• Paul Peter Nicolai

PRIVACY COMES TO THE U.S. CALIFORNIA’S NEW DATA PRIVACY LAW.

This past November, Californians were going to vote on a sweeping data privacy ballot initiative. It never made it to the ballot. Instead, the legislature passed and the Governor signed the California Consumer Privacy Act of 2018 (CCPA).


This is now the strictest consumer data protection law in the country. It applies to any company that does business in California and has gross revenue over $25 million; annually buys, receives or sells personal information of 50,000 or more consumers, households or devices; or gets 50 percent or more of its annual revenue from selling personal information.
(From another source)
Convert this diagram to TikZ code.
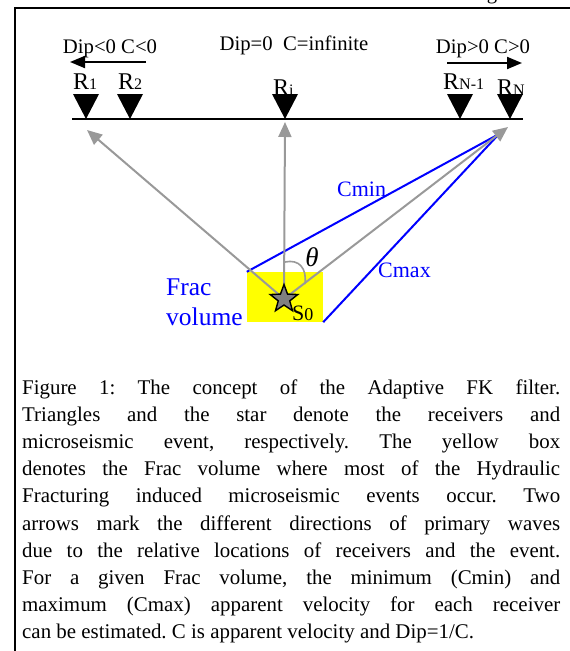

Tracking some of the European Union’s General Data Protection Regulation (GDPR), the CCPA gives consumers access to their data, the right to have their personal data deleted and the ability to opt out of having their data sold. Unlike the GDPR, the CCPA does not give consumers complete ownership of their data. It does not create data minimization standards, which require companies to only use as much user data as needed to complete a task.


It goes further than any existing law in the United States. At the federal and state level, the U.S. has data protection and privacy laws focused on specific industries or information. These laws largely leave the bulk of the data economy out.


CCPA creates leverage for consumers through a private right of action, allowing individuals to sue a company if their personal information is released as a result of a data breach. Statutory damages are set at $100 to $750 per person, per breach or actual damages, whichever is greater. The damages are higher for a civil suit brought by the attorney general.


Congress could override the CCPA. Many industry leaders prefer a federal law to a patchwork of state rules. It is also being tweaked before it goes into effect in 2020. More to follow.